Prices had fallen after the U.S. enacted tariffs on Canadian and Mexican goods, including energy imports, at the same time major producers decided to raise output quotas for the first time since 2022.
Oil recovered and stabilised somewhat after the U.S. said it will make automakers exempt from the 25% tariffs.
A source familiar with the discussions said that U.S. President Donald Trump could eliminate the 10% tariff on Canadian energy imports, such as crude oil and gasoline, that comply with existing trade agreements.
Downside risks on demand will likely be greater than supply side risks at this point with the additional oil coming from OPEC, said Scott Shelton, energy analyst at TP ICAP.
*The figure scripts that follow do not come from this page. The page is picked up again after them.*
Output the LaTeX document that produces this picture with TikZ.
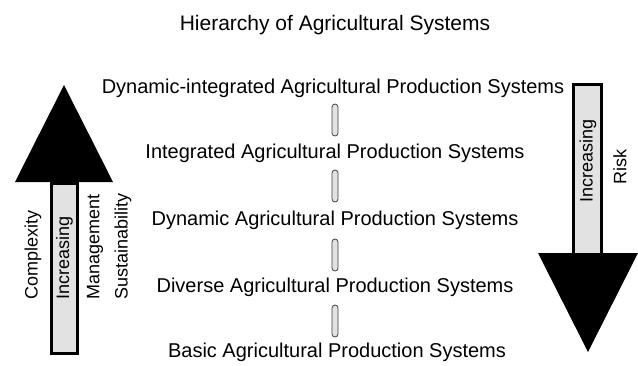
\documentclass[tikz,border=0pt]{standalone}
\usepackage{fontspec}
\setmainfont{Liberation Sans}
\usetikzlibrary{calc}

\definecolor{shaftgray}{HTML}{E2E2E2}

\begin{document}
\begin{tikzpicture}[x=1pt, y=-1pt,
	level/.style={font=\fontsize{20}{24}\selectfont, inner sep=0pt},
	side/.style={font=\fontsize{18}{22}\selectfont, rotate=90, anchor=west, inner sep=0pt},
	link/.style={draw=black!75, fill=shaftgray, line width=0.8pt, rounded corners=3pt,
		minimum width=6pt, minimum height=32pt, inner sep=0pt},
	shaft/.style={draw=black, fill=shaftgray, line width=3pt}]
	\useasboundingbox (0, 0) rectangle (638, 365);

	\node[font=\fontsize{21}{25}\selectfont] (title) at (335, 25) {Hierarchy of Agricultural Systems};

	\node[level] (s5) at (333, 88) {Dynamic-integrated Agricultural Production Systems};
	\node[level] (s4) at (335, 153) {Integrated Agricultural Production Systems};
	\node[level] (s3) at (335, 220) {Dynamic Agricultural Production Systems};
	\node[level] (s2) at (335, 287) {Diverse Agricultural Production Systems};
	\node[level] (s1) at (337, 352) {Basic Agricultural Production Systems};

	\node[link] (l4) at (335, 120) {};
	\node[link] (l3) at (335, 186) {};
	\node[link] (l2) at (335, 255) {};
	\node[link] (l1) at (335, 321) {};

	% up arrow
	\draw[shaft] (51.5, 183) rectangle (77.5, 353.5);
	\fill (15, 182) -- (113, 182) -- (64, 85) -- cycle;

	% down arrow
	\draw[shaft] (573.5, 84.5) rectangle (601.5, 254);
	\fill (538, 253) -- (638, 253) -- (588, 352) -- cycle;

		\begin{scope}
			\node[side] (cplx) at (33, 300) {Complexity};
			\node[side] (incl) at (64.5, 300) {Increasing};
			\node[side] (mgmt) at (95, 300) {Management};
			\node[side] (sust) at (123, 300) {Sustainability};

			\node[side] (incr) at (588, 203) {Increasing};
			\node[side] (risk) at (620, 185) {Risk};
		\end{scope}
\end{tikzpicture}
\end{document}
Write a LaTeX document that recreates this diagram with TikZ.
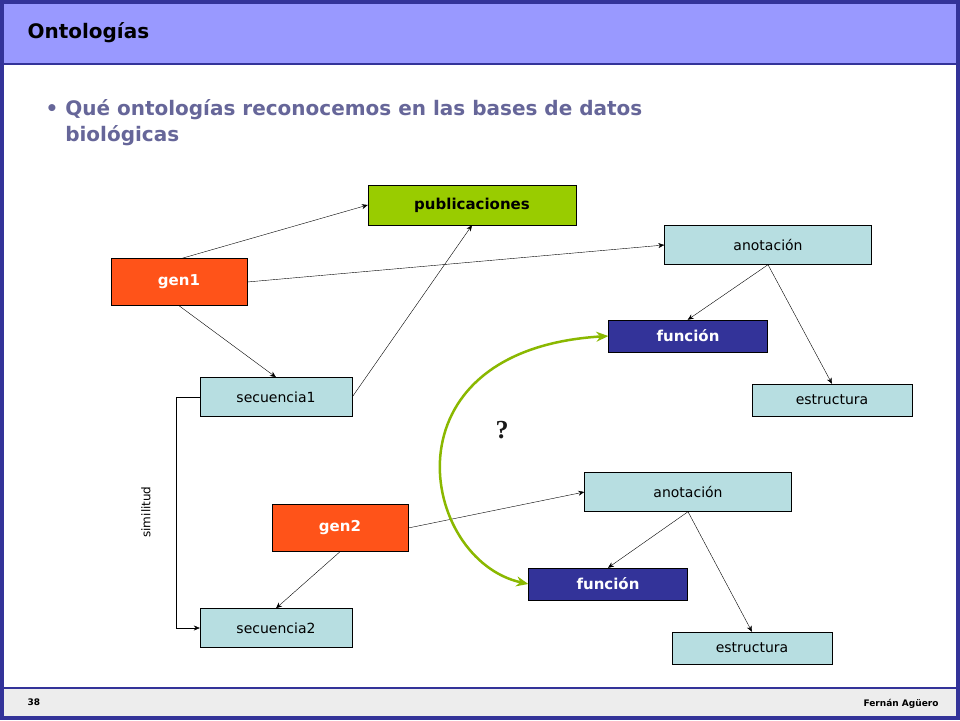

“Spare capacity can offset supply losses, but there is no way to fix demand, which should flounder under the weight of sanctions and underperform,” Shelton added.
The OPEC+ producer group, comprising the Organization of the Petroleum Exporting Countries and allies including Russia, decided on Monday to increase output for the first time since 2022.
One OPEC+ delegate, commenting on the market’s reaction to Monday’s decision, said the price drop looked overdone and hoped that the market was now on a “gradual recovery”.
The retreat in prices after Monday’s news was then exacerbated on Wednesday by a rise in U.S. crude inventories, said ANZ’s Hynes.
Crude stockpiles in the U.S., the world’s biggest oil consumer, rose more than expected last week, buoyed by seasonal refinery maintenance, while gasoline and distillate inventories fell because of a hike in exports, the Energy Information Administration said on Wednesday.
Tariffs also remain in effect on U.S. imports of Mexican crude, a smaller supply stream than Canadian crude but an important one for U.S. refineries on the Gulf Coast.
Meanwhile, Chinese officials have flagged that more stimulus is possible if economic growth slows, seeking to support consumption and cushion the impact of an escalating trade war with the U.S.